(GOAL)
A single run of lines is to be printed exactly: starting at the line with "Reproduce this chart with Chart.js." and ending at the line with "13.1, 12.1, 9.1];", both included. Leave the pictures out.

** begin RECORDS SHOWN **

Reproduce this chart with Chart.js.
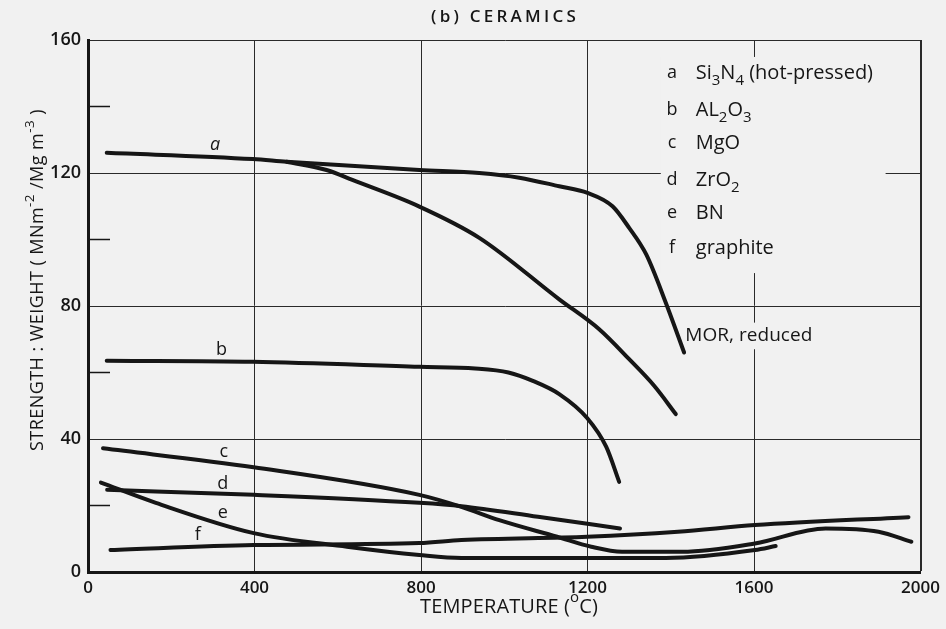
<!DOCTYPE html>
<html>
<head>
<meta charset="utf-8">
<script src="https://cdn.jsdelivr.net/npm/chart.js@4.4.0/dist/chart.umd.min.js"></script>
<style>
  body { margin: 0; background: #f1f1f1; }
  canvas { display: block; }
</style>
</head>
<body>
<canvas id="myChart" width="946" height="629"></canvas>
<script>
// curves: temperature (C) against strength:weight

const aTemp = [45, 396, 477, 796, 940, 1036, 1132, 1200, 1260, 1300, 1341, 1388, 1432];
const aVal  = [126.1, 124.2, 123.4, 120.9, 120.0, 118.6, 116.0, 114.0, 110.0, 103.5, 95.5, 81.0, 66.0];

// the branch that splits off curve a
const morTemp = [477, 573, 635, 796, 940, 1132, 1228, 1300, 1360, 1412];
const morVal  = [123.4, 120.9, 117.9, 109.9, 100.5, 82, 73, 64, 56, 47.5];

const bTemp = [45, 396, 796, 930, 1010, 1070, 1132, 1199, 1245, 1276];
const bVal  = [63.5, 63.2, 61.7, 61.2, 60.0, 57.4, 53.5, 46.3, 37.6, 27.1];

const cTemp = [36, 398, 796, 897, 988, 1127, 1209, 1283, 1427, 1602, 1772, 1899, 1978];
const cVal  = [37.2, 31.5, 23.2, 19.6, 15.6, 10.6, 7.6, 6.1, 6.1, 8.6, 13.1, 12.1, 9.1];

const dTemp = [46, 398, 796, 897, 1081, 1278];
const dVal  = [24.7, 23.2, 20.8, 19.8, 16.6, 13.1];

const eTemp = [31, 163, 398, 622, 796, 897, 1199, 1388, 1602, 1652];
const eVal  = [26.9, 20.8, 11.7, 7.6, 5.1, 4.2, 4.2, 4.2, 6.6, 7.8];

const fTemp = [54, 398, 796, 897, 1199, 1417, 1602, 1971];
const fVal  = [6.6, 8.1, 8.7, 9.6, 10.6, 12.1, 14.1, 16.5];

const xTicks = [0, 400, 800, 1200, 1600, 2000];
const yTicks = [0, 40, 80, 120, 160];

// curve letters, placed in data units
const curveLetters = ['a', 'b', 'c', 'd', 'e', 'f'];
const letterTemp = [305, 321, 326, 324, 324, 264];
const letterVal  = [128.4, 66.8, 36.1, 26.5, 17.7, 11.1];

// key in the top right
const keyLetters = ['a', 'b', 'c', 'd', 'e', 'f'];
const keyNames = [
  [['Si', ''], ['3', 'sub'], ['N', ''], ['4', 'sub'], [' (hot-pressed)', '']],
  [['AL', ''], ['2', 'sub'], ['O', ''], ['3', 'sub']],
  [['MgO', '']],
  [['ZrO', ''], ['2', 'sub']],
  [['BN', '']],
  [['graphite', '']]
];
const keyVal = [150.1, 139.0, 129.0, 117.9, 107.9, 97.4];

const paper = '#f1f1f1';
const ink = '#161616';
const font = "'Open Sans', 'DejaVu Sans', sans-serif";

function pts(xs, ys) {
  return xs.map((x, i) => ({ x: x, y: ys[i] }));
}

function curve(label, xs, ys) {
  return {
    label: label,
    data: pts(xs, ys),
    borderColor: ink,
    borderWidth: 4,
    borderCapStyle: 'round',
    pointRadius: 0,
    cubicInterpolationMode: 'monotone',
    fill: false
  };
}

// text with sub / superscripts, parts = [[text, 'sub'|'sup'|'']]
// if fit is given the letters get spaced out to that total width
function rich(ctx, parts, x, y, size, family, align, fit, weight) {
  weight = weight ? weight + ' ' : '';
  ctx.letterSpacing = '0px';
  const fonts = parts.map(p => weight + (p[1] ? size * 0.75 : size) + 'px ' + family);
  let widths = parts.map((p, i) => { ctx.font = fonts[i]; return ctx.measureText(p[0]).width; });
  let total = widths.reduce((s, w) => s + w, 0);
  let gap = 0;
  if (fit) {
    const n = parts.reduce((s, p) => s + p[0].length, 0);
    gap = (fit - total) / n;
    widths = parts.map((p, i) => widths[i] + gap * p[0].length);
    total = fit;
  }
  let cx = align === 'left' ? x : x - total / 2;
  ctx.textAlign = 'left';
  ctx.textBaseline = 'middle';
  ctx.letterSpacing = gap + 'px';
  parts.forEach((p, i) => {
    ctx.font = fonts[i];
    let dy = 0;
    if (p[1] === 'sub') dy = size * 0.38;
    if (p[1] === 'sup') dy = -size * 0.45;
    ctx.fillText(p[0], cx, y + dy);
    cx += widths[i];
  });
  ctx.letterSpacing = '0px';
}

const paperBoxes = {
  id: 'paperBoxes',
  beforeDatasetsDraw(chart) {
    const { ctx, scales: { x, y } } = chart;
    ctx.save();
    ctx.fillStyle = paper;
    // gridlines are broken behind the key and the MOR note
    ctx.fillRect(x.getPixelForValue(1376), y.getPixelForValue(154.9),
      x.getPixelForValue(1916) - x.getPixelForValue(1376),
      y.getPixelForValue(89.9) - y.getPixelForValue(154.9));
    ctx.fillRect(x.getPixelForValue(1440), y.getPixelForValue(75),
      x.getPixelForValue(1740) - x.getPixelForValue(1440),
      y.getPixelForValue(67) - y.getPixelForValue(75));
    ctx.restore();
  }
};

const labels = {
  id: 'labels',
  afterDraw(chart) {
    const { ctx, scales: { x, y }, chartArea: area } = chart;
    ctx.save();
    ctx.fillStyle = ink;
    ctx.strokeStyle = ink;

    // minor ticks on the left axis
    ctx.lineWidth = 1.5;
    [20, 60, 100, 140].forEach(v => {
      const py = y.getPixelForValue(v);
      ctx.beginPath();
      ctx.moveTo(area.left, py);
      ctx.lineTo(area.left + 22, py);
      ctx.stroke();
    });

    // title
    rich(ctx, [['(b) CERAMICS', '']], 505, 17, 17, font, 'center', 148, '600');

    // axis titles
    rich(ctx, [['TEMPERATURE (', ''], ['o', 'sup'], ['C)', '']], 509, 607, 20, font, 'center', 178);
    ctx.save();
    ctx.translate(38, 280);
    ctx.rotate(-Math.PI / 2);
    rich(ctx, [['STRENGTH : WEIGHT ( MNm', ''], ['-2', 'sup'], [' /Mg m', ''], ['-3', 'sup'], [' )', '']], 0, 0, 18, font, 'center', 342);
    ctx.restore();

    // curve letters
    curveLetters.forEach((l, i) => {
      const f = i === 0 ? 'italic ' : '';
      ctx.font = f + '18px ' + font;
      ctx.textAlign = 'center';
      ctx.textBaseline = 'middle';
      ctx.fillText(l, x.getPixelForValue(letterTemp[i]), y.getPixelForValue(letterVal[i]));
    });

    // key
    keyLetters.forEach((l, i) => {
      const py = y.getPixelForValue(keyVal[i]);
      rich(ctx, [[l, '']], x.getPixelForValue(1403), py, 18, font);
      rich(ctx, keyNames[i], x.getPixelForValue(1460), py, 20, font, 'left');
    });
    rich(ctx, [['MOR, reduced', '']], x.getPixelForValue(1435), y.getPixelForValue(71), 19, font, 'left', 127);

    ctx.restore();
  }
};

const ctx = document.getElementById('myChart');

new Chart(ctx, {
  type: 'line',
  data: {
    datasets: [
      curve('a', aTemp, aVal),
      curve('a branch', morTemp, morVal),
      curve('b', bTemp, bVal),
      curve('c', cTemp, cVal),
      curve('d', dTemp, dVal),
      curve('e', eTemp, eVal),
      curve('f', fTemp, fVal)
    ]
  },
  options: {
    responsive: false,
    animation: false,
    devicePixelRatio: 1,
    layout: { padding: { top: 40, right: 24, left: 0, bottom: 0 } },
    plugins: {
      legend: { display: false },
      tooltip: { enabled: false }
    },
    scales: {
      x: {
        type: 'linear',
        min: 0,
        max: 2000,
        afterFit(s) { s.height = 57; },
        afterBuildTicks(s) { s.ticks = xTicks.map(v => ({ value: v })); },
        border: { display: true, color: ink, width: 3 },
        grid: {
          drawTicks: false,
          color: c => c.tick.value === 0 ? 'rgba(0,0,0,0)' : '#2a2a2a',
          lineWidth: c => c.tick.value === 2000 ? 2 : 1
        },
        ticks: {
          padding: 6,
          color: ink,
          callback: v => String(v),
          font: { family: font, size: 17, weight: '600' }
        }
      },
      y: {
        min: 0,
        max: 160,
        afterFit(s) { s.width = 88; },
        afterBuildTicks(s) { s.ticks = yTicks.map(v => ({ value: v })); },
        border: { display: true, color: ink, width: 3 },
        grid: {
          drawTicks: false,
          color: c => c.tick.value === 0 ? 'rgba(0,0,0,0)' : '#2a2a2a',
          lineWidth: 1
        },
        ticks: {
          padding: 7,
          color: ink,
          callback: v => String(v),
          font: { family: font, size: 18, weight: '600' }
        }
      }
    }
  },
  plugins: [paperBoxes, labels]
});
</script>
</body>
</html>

** end RECORDS SHOWN **
** begin RECORDS SHOWN **

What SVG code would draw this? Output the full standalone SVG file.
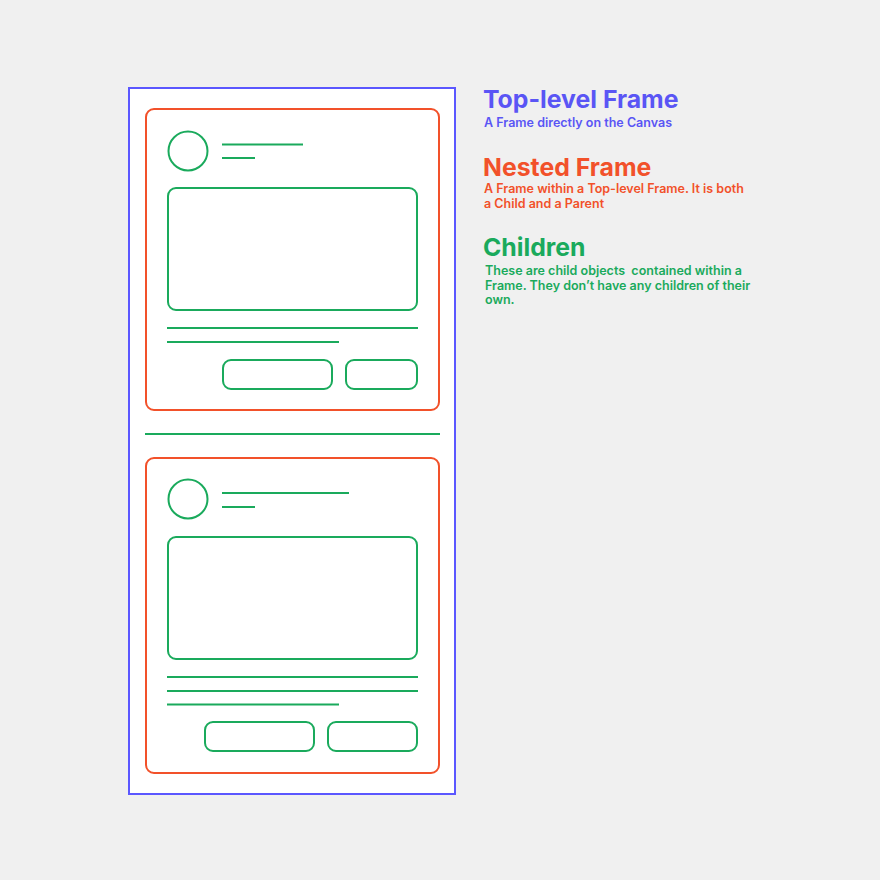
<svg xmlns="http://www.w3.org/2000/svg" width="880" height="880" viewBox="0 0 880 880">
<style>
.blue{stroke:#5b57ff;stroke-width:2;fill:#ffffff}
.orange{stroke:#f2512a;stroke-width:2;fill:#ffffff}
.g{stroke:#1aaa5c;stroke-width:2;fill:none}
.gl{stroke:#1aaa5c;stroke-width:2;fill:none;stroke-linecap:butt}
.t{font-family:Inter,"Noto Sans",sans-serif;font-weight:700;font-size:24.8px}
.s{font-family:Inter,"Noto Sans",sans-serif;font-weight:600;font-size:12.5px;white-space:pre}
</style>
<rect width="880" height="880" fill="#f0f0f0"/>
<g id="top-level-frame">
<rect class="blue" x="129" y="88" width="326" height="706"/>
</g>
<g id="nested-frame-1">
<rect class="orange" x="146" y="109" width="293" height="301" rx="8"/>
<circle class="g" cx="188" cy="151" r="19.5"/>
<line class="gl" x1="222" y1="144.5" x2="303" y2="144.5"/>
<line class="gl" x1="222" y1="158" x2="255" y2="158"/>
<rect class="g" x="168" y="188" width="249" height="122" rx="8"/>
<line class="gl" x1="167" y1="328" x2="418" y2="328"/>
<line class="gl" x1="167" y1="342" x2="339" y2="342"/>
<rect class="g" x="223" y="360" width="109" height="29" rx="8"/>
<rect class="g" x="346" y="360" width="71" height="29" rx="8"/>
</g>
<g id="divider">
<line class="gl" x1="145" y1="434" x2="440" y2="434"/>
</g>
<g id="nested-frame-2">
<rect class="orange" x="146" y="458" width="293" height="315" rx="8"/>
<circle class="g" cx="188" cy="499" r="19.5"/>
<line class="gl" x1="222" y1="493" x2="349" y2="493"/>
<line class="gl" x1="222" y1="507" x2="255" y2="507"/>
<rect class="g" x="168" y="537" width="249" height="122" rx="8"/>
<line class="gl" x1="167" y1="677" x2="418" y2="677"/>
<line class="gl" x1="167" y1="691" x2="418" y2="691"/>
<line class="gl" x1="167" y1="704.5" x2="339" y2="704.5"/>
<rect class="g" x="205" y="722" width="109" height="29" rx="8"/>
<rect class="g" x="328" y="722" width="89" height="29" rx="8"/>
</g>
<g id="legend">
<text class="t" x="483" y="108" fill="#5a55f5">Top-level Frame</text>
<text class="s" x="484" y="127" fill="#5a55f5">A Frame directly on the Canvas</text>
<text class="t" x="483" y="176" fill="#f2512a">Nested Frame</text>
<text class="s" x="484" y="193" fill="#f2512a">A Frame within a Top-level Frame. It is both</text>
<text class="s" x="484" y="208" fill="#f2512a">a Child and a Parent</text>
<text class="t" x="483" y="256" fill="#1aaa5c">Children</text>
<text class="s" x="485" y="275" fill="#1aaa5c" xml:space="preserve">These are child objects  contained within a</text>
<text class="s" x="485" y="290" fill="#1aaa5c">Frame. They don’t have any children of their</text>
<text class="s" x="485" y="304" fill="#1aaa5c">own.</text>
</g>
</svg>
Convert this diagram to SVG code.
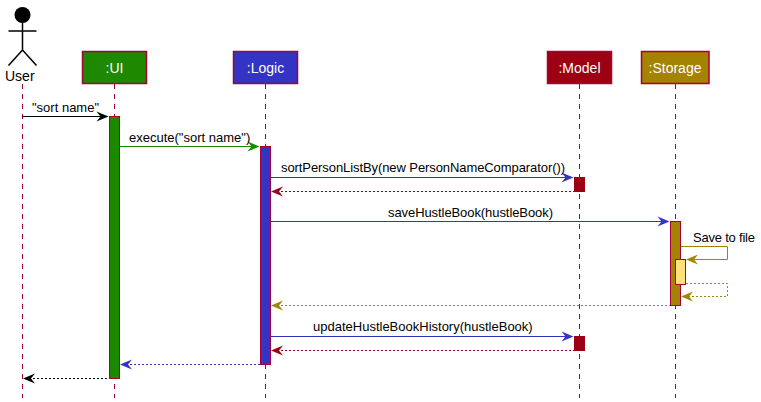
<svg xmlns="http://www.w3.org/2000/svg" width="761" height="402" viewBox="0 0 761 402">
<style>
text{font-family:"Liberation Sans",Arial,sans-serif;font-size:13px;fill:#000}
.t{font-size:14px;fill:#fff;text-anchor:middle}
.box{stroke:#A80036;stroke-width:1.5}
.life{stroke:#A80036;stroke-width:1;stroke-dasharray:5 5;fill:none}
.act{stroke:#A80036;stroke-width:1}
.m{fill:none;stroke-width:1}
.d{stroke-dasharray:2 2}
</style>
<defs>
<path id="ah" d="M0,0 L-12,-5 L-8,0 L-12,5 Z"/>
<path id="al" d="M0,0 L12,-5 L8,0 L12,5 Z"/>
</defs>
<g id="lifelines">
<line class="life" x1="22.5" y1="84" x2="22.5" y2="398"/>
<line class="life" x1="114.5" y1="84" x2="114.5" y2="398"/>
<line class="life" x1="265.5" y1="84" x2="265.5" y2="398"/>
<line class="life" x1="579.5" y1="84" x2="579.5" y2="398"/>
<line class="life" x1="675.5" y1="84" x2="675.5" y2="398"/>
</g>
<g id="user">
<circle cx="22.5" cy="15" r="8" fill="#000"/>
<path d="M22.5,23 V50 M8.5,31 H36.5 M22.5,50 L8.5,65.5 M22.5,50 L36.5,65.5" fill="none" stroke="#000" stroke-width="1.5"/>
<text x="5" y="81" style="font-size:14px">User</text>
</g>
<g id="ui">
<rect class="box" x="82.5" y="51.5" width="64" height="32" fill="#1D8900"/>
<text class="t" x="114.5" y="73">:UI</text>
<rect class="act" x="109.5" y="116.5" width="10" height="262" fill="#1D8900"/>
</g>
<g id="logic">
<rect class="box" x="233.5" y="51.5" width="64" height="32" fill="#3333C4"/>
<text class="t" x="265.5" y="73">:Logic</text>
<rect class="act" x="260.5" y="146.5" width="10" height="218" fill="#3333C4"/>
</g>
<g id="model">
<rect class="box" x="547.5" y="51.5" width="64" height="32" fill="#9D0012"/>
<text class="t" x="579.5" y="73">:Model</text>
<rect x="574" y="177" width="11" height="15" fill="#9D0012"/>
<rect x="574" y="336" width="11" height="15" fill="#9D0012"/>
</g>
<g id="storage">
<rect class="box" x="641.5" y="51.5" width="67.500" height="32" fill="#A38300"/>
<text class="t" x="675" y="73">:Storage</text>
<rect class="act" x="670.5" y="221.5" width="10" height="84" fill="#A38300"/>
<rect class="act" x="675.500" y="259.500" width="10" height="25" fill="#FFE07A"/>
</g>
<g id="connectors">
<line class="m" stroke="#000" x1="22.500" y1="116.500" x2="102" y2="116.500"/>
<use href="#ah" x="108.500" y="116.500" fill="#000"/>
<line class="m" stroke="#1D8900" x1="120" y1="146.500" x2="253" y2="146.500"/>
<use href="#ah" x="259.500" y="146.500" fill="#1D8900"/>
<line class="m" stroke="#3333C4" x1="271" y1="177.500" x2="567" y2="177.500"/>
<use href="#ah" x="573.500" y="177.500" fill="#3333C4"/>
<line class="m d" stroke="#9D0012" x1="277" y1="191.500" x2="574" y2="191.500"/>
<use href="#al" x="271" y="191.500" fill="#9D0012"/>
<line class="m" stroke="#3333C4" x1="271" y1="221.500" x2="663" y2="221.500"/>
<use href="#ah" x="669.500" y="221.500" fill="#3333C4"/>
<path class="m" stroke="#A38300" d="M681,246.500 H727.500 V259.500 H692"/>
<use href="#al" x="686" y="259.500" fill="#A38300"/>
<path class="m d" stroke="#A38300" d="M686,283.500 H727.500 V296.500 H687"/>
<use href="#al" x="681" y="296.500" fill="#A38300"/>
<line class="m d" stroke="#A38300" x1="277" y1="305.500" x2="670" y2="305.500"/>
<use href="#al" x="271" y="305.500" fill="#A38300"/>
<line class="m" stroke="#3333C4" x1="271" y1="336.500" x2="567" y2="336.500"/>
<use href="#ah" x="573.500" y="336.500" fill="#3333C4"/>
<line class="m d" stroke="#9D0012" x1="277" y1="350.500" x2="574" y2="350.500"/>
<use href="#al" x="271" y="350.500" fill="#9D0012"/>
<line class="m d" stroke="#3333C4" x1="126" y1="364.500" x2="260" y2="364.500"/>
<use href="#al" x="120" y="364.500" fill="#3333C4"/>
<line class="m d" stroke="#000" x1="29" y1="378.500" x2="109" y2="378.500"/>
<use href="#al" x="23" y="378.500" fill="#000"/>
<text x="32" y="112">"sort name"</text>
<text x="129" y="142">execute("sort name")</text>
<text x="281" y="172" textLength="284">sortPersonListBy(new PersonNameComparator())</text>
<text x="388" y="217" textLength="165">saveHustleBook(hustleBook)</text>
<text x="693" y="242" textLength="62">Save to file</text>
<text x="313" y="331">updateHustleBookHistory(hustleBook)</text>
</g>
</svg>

** end RECORDS SHOWN **

(COMPLETE ANSWER)
Reproduce this chart with Chart.js.
<!DOCTYPE html>
<html>
<head>
<meta charset="utf-8">
<script src="https://cdn.jsdelivr.net/npm/chart.js@4.4.0/dist/chart.umd.min.js"></script>
<style>
  body { margin: 0; background: #f1f1f1; }
  canvas { display: block; }
</style>
</head>
<body>
<canvas id="myChart" width="946" height="629"></canvas>
<script>
// curves: temperature (C) against strength:weight

const aTemp = [45, 396, 477, 796, 940, 1036, 1132, 1200, 1260, 1300, 1341, 1388, 1432];
const aVal  = [126.1, 124.2, 123.4, 120.9, 120.0, 118.6, 116.0, 114.0, 110.0, 103.5, 95.5, 81.0, 66.0];

// the branch that splits off curve a
const morTemp = [477, 573, 635, 796, 940, 1132, 1228, 1300, 1360, 1412];
const morVal  = [123.4, 120.9, 117.9, 109.9, 100.5, 82, 73, 64, 56, 47.5];

const bTemp = [45, 396, 796, 930, 1010, 1070, 1132, 1199, 1245, 1276];
const bVal  = [63.5, 63.2, 61.7, 61.2, 60.0, 57.4, 53.5, 46.3, 37.6, 27.1];

const cTemp = [36, 398, 796, 897, 988, 1127, 1209, 1283, 1427, 1602, 1772, 1899, 1978];
const cVal  = [37.2, 31.5, 23.2, 19.6, 15.6, 10.6, 7.6, 6.1, 6.1, 8.6, 13.1, 12.1, 9.1];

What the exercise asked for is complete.